◆ Provided data:
%%

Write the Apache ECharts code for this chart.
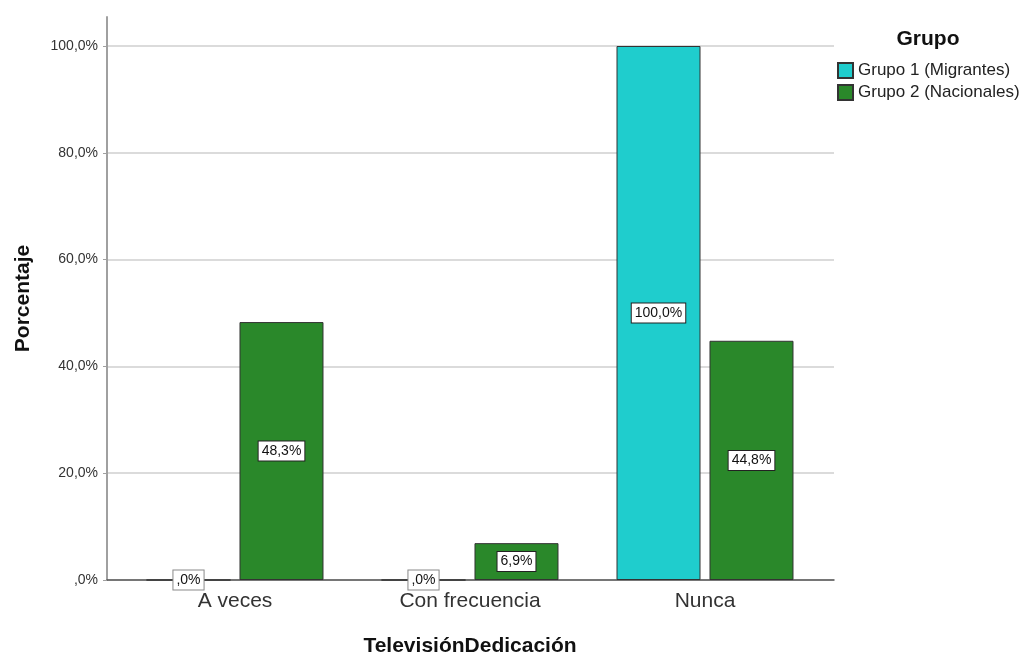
<!DOCTYPE html>
<html>
<head>
<meta charset="utf-8">
<script src="https://cdn.jsdelivr.net/npm/echarts@6/dist/echarts.min.js"></script>
<style>
  html, body { margin: 0; padding: 0; background: #fff; }
  #chart { width: 1022px; height: 653px; }
</style>
</head>
<body>
<div id="chart"></div>
<script>
// Porcentaje por grupo según dedicación a la televisión
const categories = ['A veces', 'Con frecuencia', 'Nunca'];
const seriesNames = ['Grupo 1 (Migrantes)', 'Grupo 2 (Nacionales)'];
const migrantes = [0, 0, 100];
const nacionales = [48.3, 6.9, 44.8];
const yTicks = [0, 20, 40, 60, 80, 100];

const FONT = '"Liberation Sans", Arial, sans-serif';
const colors = ['#1fcdcd', '#2a882a'];

function pct(v) {
  const s = v.toFixed(1).replace('.', ',');
  return (s.startsWith('0') ? s.slice(1) : s) + '%';
}

function barData(values) {
  return values.map(v => ({
    value: v,
    label: v === 0 ? { borderColor: '#8a8a8a' } : {}
  }));
}

const chart = echarts.init(document.getElementById('chart'), null, { renderer: 'canvas' });

const left = 107, right = 1022 - 834, bottom = 653 - 580;

chart.setOption({
  backgroundColor: '#ffffff',
  animation: false,
  textStyle: { fontFamily: FONT },
  title: {
    text: 'Grupo',
    left: 928,
    top: 29,
    padding: 0,
    textAlign: 'center',
    textStyle: { fontFamily: FONT, fontSize: 21, fontWeight: 'bold', color: '#111' }
  },
  legend: {
    data: seriesNames,
    orient: 'vertical',
    left: 837,
    top: 62,
    padding: 0,
    itemWidth: 15,
    itemHeight: 15,
    itemGap: 5,
    icon: 'rect',
    textStyle: { fontFamily: FONT, fontSize: 17, color: '#222' }
  },
  grid: [
    // full-height frame for the vertical axis line
    { left: left, right: right, top: 17, bottom: bottom, outerBoundsMode: 'none' },
    // scale, ticks and grid lines
    { left: left, right: right, top: 46, bottom: bottom, outerBoundsMode: 'none' },
    // bars
    { left: 117.5, right: 1022 - 822.5, top: 46, bottom: bottom, outerBoundsMode: 'none' }
  ],
  xAxis: [
    { gridIndex: 0, type: 'category', data: categories, show: false },
    {
      gridIndex: 1, type: 'category', data: categories,
      axisLine: { show: true, lineStyle: { color: '#555', width: 1.5 } },
      axisTick: { show: false }, axisLabel: { show: false }, splitLine: { show: false }
    },
    {
      gridIndex: 2, type: 'category', data: categories,
      axisLine: { show: false }, axisTick: { show: false },
      axisLabel: { fontFamily: FONT, fontSize: 21, color: '#333', margin: 11 },
      name: 'TelevisiónDedicación',
      nameLocation: 'middle',
      nameGap: 56,
      nameTextStyle: { fontFamily: FONT, fontSize: 21, fontWeight: 'bold', color: '#111' }
    }
  ],
  yAxis: [
    {
      gridIndex: 0, type: 'value', min: 0, max: 105.4,
      axisLine: { show: true, lineStyle: { color: '#a0a0a0', width: 2 } },
      axisTick: { show: false }, axisLabel: { show: false }, splitLine: { show: false },
      name: 'Porcentaje',
      nameLocation: 'middle',
      nameGap: 73,
      nameTextStyle: { fontFamily: FONT, fontSize: 21, fontWeight: 'bold', color: '#111' }
    },
    {
      gridIndex: 1, type: 'value',
      min: yTicks[0], max: yTicks[yTicks.length - 1], interval: 20,
      axisLine: { show: false },
      axisTick: { show: true, length: 4, lineStyle: { color: '#a0a0a0', width: 1 } },
      axisLabel: { fontFamily: FONT, fontSize: 14, color: '#333', margin: 9, formatter: v => pct(v) },
      splitLine: { show: true, lineStyle: { color: '#cfcfcf', width: 1.5 } }
    },
    { gridIndex: 2, type: 'value', min: 0, max: 100, show: false }
  ],
  series: [
    { name: seriesNames[0], data: migrantes },
    { name: seriesNames[1], data: nacionales }
  ].map((s, i) => ({
    type: 'bar',
    name: s.name,
    xAxisIndex: 2,
    yAxisIndex: 2,
    data: barData(s.data),
    barWidth: 84,
    barGap: '10.7%',
    itemStyle: { color: colors[i], borderColor: '#333', borderWidth: 1 },
    label: {
      show: true,
      position: 'inside',
      formatter: p => pct(p.value),
      fontFamily: FONT,
      fontSize: 14,
      color: '#111',
      backgroundColor: '#fff',
      borderColor: '#222',
      borderWidth: 1,
      padding: [3, 3, 2, 3]
    }
  }))
});
</script>
</body>
</html>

%%

Everything from the top line of the data down to and including the line with "const yTicks = [0, 20, 40, 60, 80, 100];" is to be copied, except the pictures.

◆ Finished task:
Write the Apache ECharts code for this chart.
<!DOCTYPE html>
<html>
<head>
<meta charset="utf-8">
<script src="https://cdn.jsdelivr.net/npm/echarts@6/dist/echarts.min.js"></script>
<style>
  html, body { margin: 0; padding: 0; background: #fff; }
  #chart { width: 1022px; height: 653px; }
</style>
</head>
<body>
<div id="chart"></div>
<script>
// Porcentaje por grupo según dedicación a la televisión
const categories = ['A veces', 'Con frecuencia', 'Nunca'];
const seriesNames = ['Grupo 1 (Migrantes)', 'Grupo 2 (Nacionales)'];
const migrantes = [0, 0, 100];
const nacionales = [48.3, 6.9, 44.8];
const yTicks = [0, 20, 40, 60, 80, 100];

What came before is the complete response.